Which NHL player was the last to play without a helmet?
The days of seeing an NHL player’s hair or lack of it on the ice started to be numbered in the 1970s, especially after the league made it mandatory in 1979 for all players entering the NHL to don one. Anyone already in the league at that time could still go helmetless if they so desired. Centreman Craig MacTavish, once an integral part of the Edmonton Oilers in the late 1980s and the early 1990s, continued to display his greying locks until his final game with the St. Louis Blues during the 1997 Stanley Cup playoffs.
Which player in the NHL invented the curved hockey stick?

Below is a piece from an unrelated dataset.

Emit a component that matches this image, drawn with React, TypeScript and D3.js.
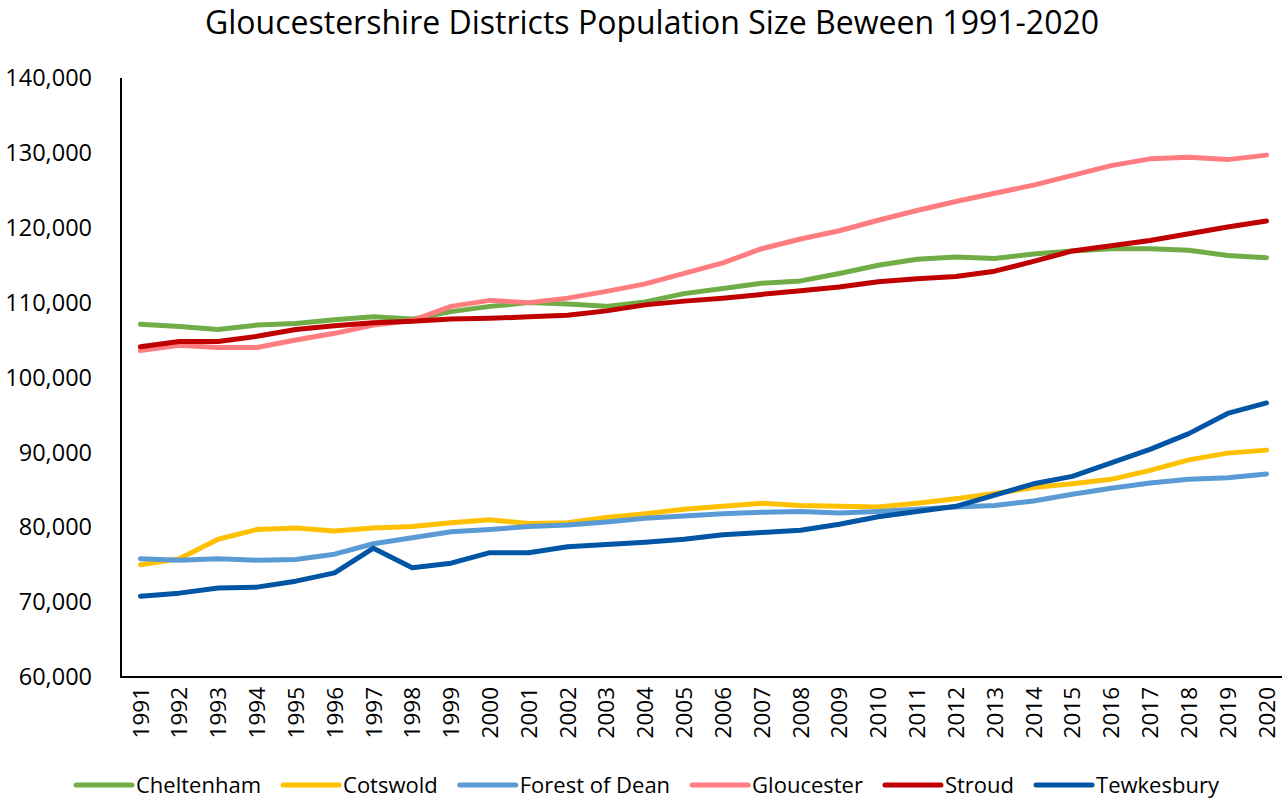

The Chicago Black Hawks’ Bobby Hull and Stan Mikita are often credited with first using hockey sticks with curved blades. According to the game’s lore, in the early 1960s Mikita noticed that his broken stick blade, which formed a curve, allowed him to shoot higher and harder. Soon after, Mikita and his teammate Hull were terrifying opposing goalies with shots propelled by huge “banana blade” curves. So dangerous were these shots that the stick blade’s curve is now limited to a half inch. Many hockey historians currently believe, however, that right winger Andy Bathgate, one of the first NHL players to employ the slap shot, was the first to tinker with curving his sticks even before he got to the big league. Bathgate, who played many of his best years with the New York Rangers in the 1950s and early 1960s, told a reporter once: “I would heat up the blades with hot water, then I would bend them. I would put them in the toilet-stall door jamb and leave them overnight. The next day they would have a hook in them.” To prevent his sticks from straightening out, Bathgate added fibreglass to his blades, likely the first player to do so.

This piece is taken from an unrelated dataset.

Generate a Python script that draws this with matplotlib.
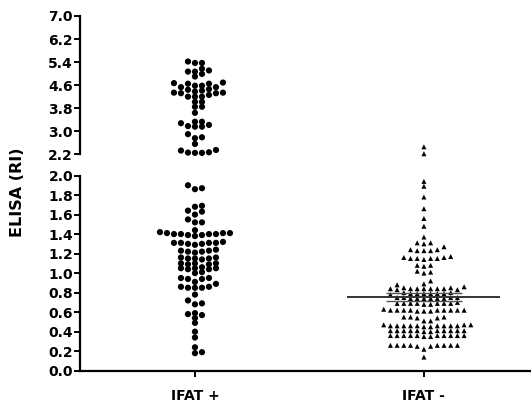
import matplotlib.pyplot as plt

plt.rcParams['font.family'] = ['DejaVu Sans']
plt.rcParams['font.weight'] = 'bold'

groups = ["IFAT +", "IFAT -"]

# ELISA values (RI)
ifat_pos = [5.42, 5.37, 5.37, 5.17, 5.11, 5.07, 5.07, 4.99, 4.90, 4.69,
            4.67, 4.65, 4.65, 4.58, 4.58, 4.53, 4.53, 4.46, 4.44, 4.41,
            4.38, 4.34, 4.34, 4.32, 4.32, 4.26, 4.20, 4.20, 4.20, 4.02,
            4.02, 3.85, 3.85, 3.64, 3.33, 3.33, 3.28, 3.22, 3.18, 3.16,
            3.16, 2.90, 2.79, 2.76, 2.56, 2.35, 2.33, 2.27, 2.26, 2.25, 2.25,
            1.90, 1.87, 1.86, 1.69, 1.68, 1.64, 1.63, 1.60, 1.55, 1.52,
            1.52, 1.44, 1.42,
            1.41, 1.40, 1.40, 1.39, 1.40, 1.39, 1.38, 1.40, 1.41, 1.41,
            1.32, 1.31, 1.30, 1.31, 1.31, 1.30, 1.29, 1.31,
            1.24, 1.23, 1.22, 1.22, 1.21, 1.23,
            1.16, 1.15, 1.15, 1.16, 1.15, 1.14,
            1.10, 1.10, 1.09, 1.10, 1.09,
            1.05, 1.05, 1.04, 1.05, 1.04, 1.06,
            1.01, 1.00,
            0.95, 0.95, 0.94, 0.94, 0.91,
            0.86, 0.85, 0.85, 0.85, 0.86, 0.89,
            0.78, 0.72, 0.68, 0.69,
            0.59, 0.57, 0.58, 0.54, 0.49, 0.40, 0.34, 0.24, 0.18, 0.19]

ifat_neg = [2.46, 2.22, 1.94, 1.89, 1.78, 1.66, 1.56, 1.48, 1.37,
            1.31, 1.31, 1.30,
            1.27, 1.24, 1.23, 1.23, 1.23, 1.24,
            1.16, 1.15, 1.14, 1.15, 1.15, 1.15, 1.16, 1.17,
            1.08, 1.08, 1.07, 1.02, 1.00, 1.01,
            0.92, 0.89, 0.88,
            0.84, 0.85, 0.84, 0.84, 0.83, 0.84, 0.84, 0.83, 0.84, 0.85, 0.84, 0.86,
            0.79, 0.79, 0.80, 0.79, 0.79, 0.78, 0.79, 0.79, 0.80,
            0.75, 0.74, 0.74, 0.75, 0.74, 0.74, 0.75, 0.74, 0.74, 0.75,
            0.69, 0.69, 0.68, 0.69, 0.69, 0.70, 0.69, 0.69, 0.68, 0.69,
            0.62, 0.62, 0.61, 0.62, 0.62, 0.61, 0.62, 0.62, 0.61, 0.62, 0.63, 0.62, 0.62,
            0.55, 0.55, 0.55, 0.54, 0.54, 0.51, 0.51,
            0.47, 0.46, 0.46, 0.46, 0.46, 0.45, 0.46, 0.46, 0.45, 0.46, 0.46, 0.47, 0.46, 0.47,
            0.41, 0.41, 0.41, 0.40, 0.41, 0.41, 0.40, 0.41, 0.41, 0.41, 0.41, 0.41,
            0.36, 0.36, 0.35, 0.36, 0.36, 0.36, 0.35, 0.36, 0.36, 0.36, 0.36, 0.36,
            0.26, 0.26, 0.26, 0.25, 0.26, 0.26, 0.25, 0.26, 0.26, 0.26,
            0.22, 0.14]

neg_mean = 0.755
neg_sem = [0.717, 0.80]

upper_ticks = [2.2, 3.0, 3.8, 4.6, 5.4, 6.2, 7.0]
lower_ticks = [0.0, 0.2, 0.4, 0.6, 0.8, 1.0, 1.2, 1.4, 1.6, 1.8, 2.0]

fig = plt.figure(figsize=(5.31, 4.08), dpi=100)
ax_top = fig.add_axes([0.1507, 0.6218, 0.849, 0.339])
ax_bot = fig.add_axes([0.1507, 0.0914, 0.849, 0.4784])

for ax in (ax_top, ax_bot):
    ax.set_xlim(-0.502, 1.467)
ax_top.set_ylim(2.2, 7.0)
ax_bot.set_ylim(0.0, 2.0)


def swarm(ax, values, center, col_px, gap_px):
    """Place points in fixed columns, nearest free column to the centre."""
    px_x = ax.transData.transform((1, 0))[0] - ax.transData.transform((0, 0))[0]
    step = col_px / px_x
    used = {}
    xs, ys = [], []
    for v in sorted(values):
        y = ax.transData.transform((0, v))[1]
        k = 0
        found = None
        while found is None:
            for col in ([0] if k == 0 else [k, -k]):
                if all(abs(y - yy) >= gap_px for yy in used.get(col, [])):
                    found = col
                    break
            k += 1
        used.setdefault(found, []).append(y)
        xs.append(center + found * step)
        ys.append(v)
    return xs, ys


for i, (vals, marker, size, col_px, gap) in enumerate(
        [(ifat_pos, 'o', 20, 7.0, 4.8), (ifat_neg, '^', 13, 6.7, 4.5)]):
    top_vals = [v for v in vals if v >= 2.2]
    bot_vals = [v for v in vals if v < 2.0]
    for ax, vv in ((ax_top, top_vals), (ax_bot, bot_vals)):
        xs, ys = swarm(ax, vv, i, col_px, gap)
        ax.scatter(xs, ys, marker=marker, s=size, c='black',
                   edgecolors='none', clip_on=False, zorder=3)

# mean and SEM for IFAT -
ax_bot.hlines(neg_mean, 1 - 0.334, 1 + 0.334, color='#333333', lw=1.4, zorder=4)
ax_bot.hlines(neg_sem, 1 - 0.166, 1 + 0.166, color='#555555', lw=1.0, zorder=4)

for ax, ticks in ((ax_top, upper_ticks), (ax_bot, lower_ticks)):
    ax.spines['top'].set_visible(False)
    ax.spines['right'].set_visible(False)
    ax.spines['left'].set_linewidth(1.6)
    ax.set_yticks(ticks)
    ax.set_yticklabels(['%.1f' % t for t in ticks])
    ax.tick_params(axis='y', length=4, width=1.4, pad=1, labelsize=10)

ax_top.spines['bottom'].set_visible(False)
ax_top.set_xticks([])
ax_bot.spines['bottom'].set_linewidth(1.6)
ax_bot.set_xticks([0, 1])
ax_bot.set_xticklabels(groups)
ax_bot.tick_params(axis='x', length=4, width=1.4, pad=9, labelsize=10)

fig.text(0.033, 0.529, "ELISA (RI)", rotation=90, ha='center', va='center',
         fontsize=11.5, fontweight='bold')

plt.savefig('out.png', dpi=100)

Where did the word deke come from?
A deke is an action that involves the puck carrier faking a move in one direction and then taking the puck in another direction. Dekes are commonly used to move the puck past defenders or to score on goalies. Deke is a short form of decoy.
Quickies …
Did you know …
that the New York Rangers’ Andy Bathgate was the right winger who drilled a puck into Montreal Canadiens goalie Jacques Plante’s face on November 1, 1959, causing the superstar netminder to don a face mask, an action that changed forever the way goalies played the game?

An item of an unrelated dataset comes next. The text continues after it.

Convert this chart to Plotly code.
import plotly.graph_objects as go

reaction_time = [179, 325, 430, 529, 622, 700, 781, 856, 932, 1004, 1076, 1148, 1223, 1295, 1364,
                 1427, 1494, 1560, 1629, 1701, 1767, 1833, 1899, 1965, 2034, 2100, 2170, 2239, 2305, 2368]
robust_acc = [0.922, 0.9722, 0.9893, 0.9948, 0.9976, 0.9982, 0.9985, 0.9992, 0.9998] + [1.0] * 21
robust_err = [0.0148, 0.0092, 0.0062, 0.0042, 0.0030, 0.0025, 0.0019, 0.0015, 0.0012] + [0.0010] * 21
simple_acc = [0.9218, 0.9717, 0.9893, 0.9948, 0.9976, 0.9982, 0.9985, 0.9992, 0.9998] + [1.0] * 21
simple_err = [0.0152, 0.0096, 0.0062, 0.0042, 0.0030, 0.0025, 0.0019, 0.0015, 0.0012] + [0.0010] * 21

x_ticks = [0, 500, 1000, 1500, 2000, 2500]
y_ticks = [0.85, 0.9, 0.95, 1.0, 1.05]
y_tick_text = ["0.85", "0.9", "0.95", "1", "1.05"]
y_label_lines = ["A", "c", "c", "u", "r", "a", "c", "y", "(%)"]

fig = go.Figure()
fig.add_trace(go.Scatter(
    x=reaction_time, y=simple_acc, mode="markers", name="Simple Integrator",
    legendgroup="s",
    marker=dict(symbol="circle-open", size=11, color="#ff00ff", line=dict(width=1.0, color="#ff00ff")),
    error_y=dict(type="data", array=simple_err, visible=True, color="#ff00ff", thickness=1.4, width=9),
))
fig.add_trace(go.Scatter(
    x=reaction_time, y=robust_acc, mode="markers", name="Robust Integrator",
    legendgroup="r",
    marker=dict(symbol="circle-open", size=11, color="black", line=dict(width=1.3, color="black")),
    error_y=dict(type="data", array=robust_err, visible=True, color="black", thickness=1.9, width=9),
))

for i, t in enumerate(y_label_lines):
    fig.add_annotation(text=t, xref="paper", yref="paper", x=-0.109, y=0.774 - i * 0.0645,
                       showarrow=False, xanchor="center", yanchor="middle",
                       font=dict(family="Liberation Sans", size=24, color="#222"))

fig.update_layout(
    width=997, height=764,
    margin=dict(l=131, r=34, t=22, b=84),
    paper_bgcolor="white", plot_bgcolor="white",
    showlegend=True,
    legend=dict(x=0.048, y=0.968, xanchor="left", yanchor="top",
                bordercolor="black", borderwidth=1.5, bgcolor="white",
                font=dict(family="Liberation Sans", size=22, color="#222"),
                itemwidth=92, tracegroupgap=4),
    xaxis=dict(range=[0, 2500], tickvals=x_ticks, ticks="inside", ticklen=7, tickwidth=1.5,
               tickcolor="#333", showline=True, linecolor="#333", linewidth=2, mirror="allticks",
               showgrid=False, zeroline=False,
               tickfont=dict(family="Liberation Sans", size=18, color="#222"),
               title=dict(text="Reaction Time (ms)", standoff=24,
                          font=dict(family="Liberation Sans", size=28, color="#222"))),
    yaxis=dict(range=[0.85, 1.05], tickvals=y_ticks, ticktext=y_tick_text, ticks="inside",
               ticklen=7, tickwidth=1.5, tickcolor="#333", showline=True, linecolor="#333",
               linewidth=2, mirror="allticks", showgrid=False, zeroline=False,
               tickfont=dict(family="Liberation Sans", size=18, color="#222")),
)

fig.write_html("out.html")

What is a power play in hockey?
A power play occurs in hockey when a team, because of penalties to the opposition, has more players on the ice than the other team. The numerical advantage enjoyed by the team on the power play affords it a good opportunity to score. Most teams dedicate much time to practising their power plays. The secret of a good power play is the ability to control the puck in the attacking zone until it can be moved into position for a shot. In the NHL, power plays are successful about 15 to 18 percent of the time.
How does an offside occur in hockey?
An offside infraction occurs when an attacking player crosses the opponent’s blueline ahead of the puck. The offside is hockey’s most commonly called infraction and is intended to prevent a player from camping out in the attacking zone without the puck. The position of the player’s skates, not the stick, determines an offside. For the player to be offside, both skates must be completely over the blueline when the puck fully crosses it. After an offside is called, a faceoff occurs outside the blueline where the infraction took place. Until the 2005–06 season a two-line pass (crossing the centre redline and the opponent’s blueline) to a teammate was also considered an offside. However, the NHL legalized such passes, hoping they would open up the game, create more breakaways, and lead to more frequent scoring chances. Critics of the rule change, though, feel that the opposite has occurred and that the lack of a viable redline promotes greater use of the neutral-zone trap and more defensive hockey. A delayed offside occurs when an attacking player has preceded the puck across his opponent’s blueline and is offside but the defensive team takes possession of the puck at or near the blueline. Play is allowed to continue as the defensive team moves the puck out of its zone (and, therefore, nullifies the offside), or if an attacking player touches the puck inside the blueline.